The trials of life will always reveal the truth.
I believe in you Summer. Don't forget. I truely (sic) believe in you.
Knowing you're out there gives me faith in the world.
Knowing that you are blessed with a child shows me that you're beauty is
blossoming into the world.
All of my heart goes out to you.
Summer Girl
Forever….........
He also wrote this email on Dec. 23, 2009, six weeks before the family's disappearance:
I love you for ever.. Happy Birthday Summer.. for ever and ever.. -Vick
To Patrick McStay, the fact that Summer had an old boyfriend contacting her via email was reason for concern.
"Well, he's got a violent background," said Patrick McStay, referring to Johansen's criminal threat conviction.
"If I'm a cop, I'm going to look at this guy seriously. I'm going to run down everything I can about him. Where was he? What was he doing? Who's he associating with? What's going on?" said Patrick McStay.
As it turns out, Johansen had moved from Big Bear Lake to San Clemente by the time the McStay family went missing.
At 1:10 a.m. on Jan. 10, 2010, deputies arrested Johansen on charges of interfering with a business and resisting a peace officer, after he refused to leave the OC Tavern, according to an Orange County jail booking record.
The OC Tavern -- located at 2369 S El Camino Real, San Clemente – is directly next door to an office building that Joseph McStay had leased to operate his fountain business, Earth Inspired Products.
At the time of Johansen's arrest, however, it appears McStay had already moved out of his office at 2377 S El Camino Real, Suite A.
Johansen gave Orange County deputies his address -- in the 200 block of Avenida Lobiero in San Clemente -- when he was booked into jail for the 2010 arrest. The address is about two miles away from the San Clemente home that Joseph and Summer McStay had rented prior to their move to Fallbrook.
The resulting misdemeanor complaint charged Johansen with one count of interfering with a business. "Defendant unlawfully refused to leave the premises of the business establishment after being requested to leave by the owner's agent," the charging document said.

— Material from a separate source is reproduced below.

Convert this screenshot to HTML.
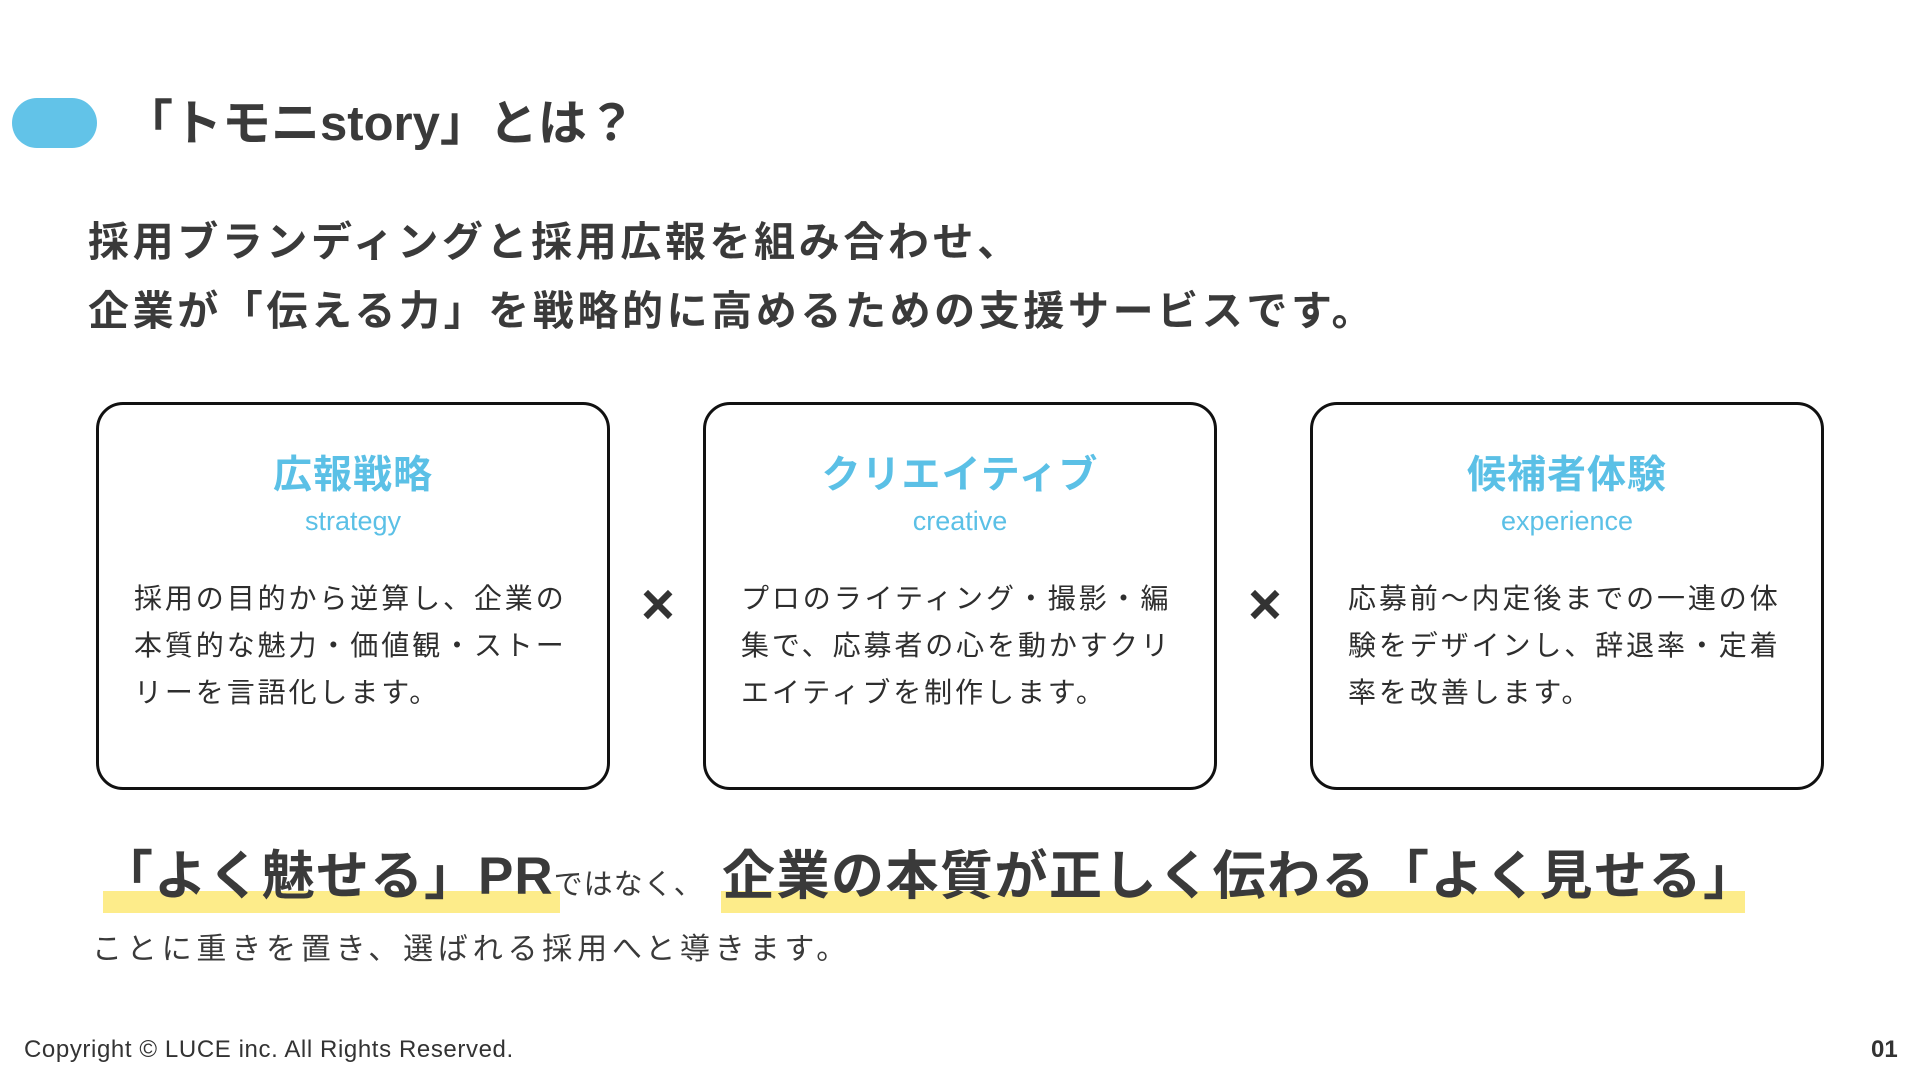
<!DOCTYPE html>
<html><head><meta charset="utf-8"><style>
*{margin:0;padding:0;box-sizing:border-box}
body{width:1920px;height:1080px;background:#fff;position:relative;overflow:hidden;font-family:"Liberation Sans","Noto Sans CJK JP",sans-serif;color:#3a3a3a}
.a{position:absolute;white-space:nowrap}
.pill{left:12px;top:98px;width:85px;height:50px;border-radius:25px;background:#62c3e8}
.title{left:124px;top:93px;font-size:49px;font-weight:700;line-height:62px}
.lead{left:88px;font-size:41px;font-weight:700;letter-spacing:3.6px;line-height:56px}
.box{position:absolute;top:402px;width:514px;height:388px;border:3.5px solid #111;border-radius:27px}
.box h3{position:absolute;left:0;right:0;top:46px;text-align:center;font-size:39px;font-weight:700;color:#5bc0e6;line-height:50px;letter-spacing:1px}
.box .en{position:absolute;left:0;right:0;top:99px;text-align:center;font-size:27px;color:#5bc0e6;line-height:34px}
.box p{position:absolute;left:35px;top:170px;font-size:28px;line-height:47px;letter-spacing:2.9px;white-space:nowrap;color:#2e2e2e}
.x{font-size:58px;font-weight:700;line-height:60px;color:#333}
.hl{background:#fdec8a;height:22px;top:891px}
.big{top:845px;font-size:53px;font-weight:700;line-height:64px;letter-spacing:1px}
</style></head><body>
<div class="a pill"></div>
<div class="a title">「トモニstory」とは？</div>
<div class="a lead" style="top:214px">採用ブランディングと採用広報を組み合わせ、</div>
<div class="a lead" style="top:283px">企業が「伝える力」を戦略的に高めるための支援サービスです。</div>

<div class="box" style="left:96px"><h3>広報戦略</h3><div class="en">strategy</div><p>採用の目的から逆算し、企業の<br>本質的な魅力・価値観・ストー<br>リーを言語化します。</p></div>
<div class="a x" style="left:641px;top:575px">×</div>
<div class="box" style="left:703px"><h3>クリエイティブ</h3><div class="en">creative</div><p>プロのライティング・撮影・編<br>集で、応募者の心を動かすクリ<br>エイティブを制作します。</p></div>
<div class="a x" style="left:1248px;top:575px">×</div>
<div class="box" style="left:1310px"><h3>候補者体験</h3><div class="en">experience</div><p>応募前〜内定後までの一連の体<br>験をデザインし、辞退率・定着<br>率を改善します。</p></div>

<div class="a hl" style="left:103px;width:457px"></div>
<div class="a hl" style="left:721px;width:1024px"></div>
<div class="a big" style="left:100px">「よく魅せる」PR<span style="font-size:29px;font-weight:400;letter-spacing:1px">ではなく、</span></div>
<div class="a big" style="left:722px;letter-spacing:1.5px">企業の本質が正しく伝わる「よく見せる」</div>
<div class="a" style="left:92px;top:930px;font-size:30px;letter-spacing:4.8px;line-height:40px">ことに重きを置き、選ばれる採用へと導きます。</div>

<div class="a" style="left:24px;top:1036px;font-size:24px;letter-spacing:0.6px;line-height:28px;color:#333">Copyright © LUCE inc. All Rights Reserved.</div>
<div class="a" style="left:1871px;top:1036px;font-size:24px;font-weight:700;line-height:28px;color:#333">01</div>
</body></html>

Johansen pleaded guilty. He was sentenced to one year probation, given credit for three days in custody, ordered to stay away from the OC Tavern, and was required to provide a DNA sample, the court records said.
CBS News 8 has been unable to reach Vick Johansen for comment because currently he is incarcerated in the Mono County Jail in Bridgeport, Calif.
Officers arrested Johansen in October on a vandalism charge for allegedly breaking out a door window of a bar in Mammoth Lakes.
A Mono County Superior Court official told CBS News 8 that Johansen, 36, is known as a transient veteran in the small, mountain community.
Johansen's criminal history in Mono County includes a felony vandalism conviction in August 2011, when he destroyed an $800 computer during an altercation with roommates; and a misdemeanor disturbing the peace conviction in June 2013, when he threatened a teller at a Bank of America.
His probation was revoked in July 2013 when Johansen allegedly returned to the same Bank of America branch in violation of a court order.
In 2011, Patrick McStay had urged San Diego County Sheriff Department detectives to investigate Johansen's background; one of many leads they failed to follow, according to the elder McStay.
"The problem with all of this is the San Diego Sheriff's Department never bothered to look into any of this," said Patrick McStay.
Sheriff's officials defended their work in the days following the discovery of the McStay remains, saying a team of detectives spent countless hours on the case.
"We looked at bank records, phone records ... we never stopped investigating the case, never," San Diego Sheriff Spokeswoman Jan Caldwell said.
The murder investigation now has been turned over to the San Bernardino Sheriff's Department.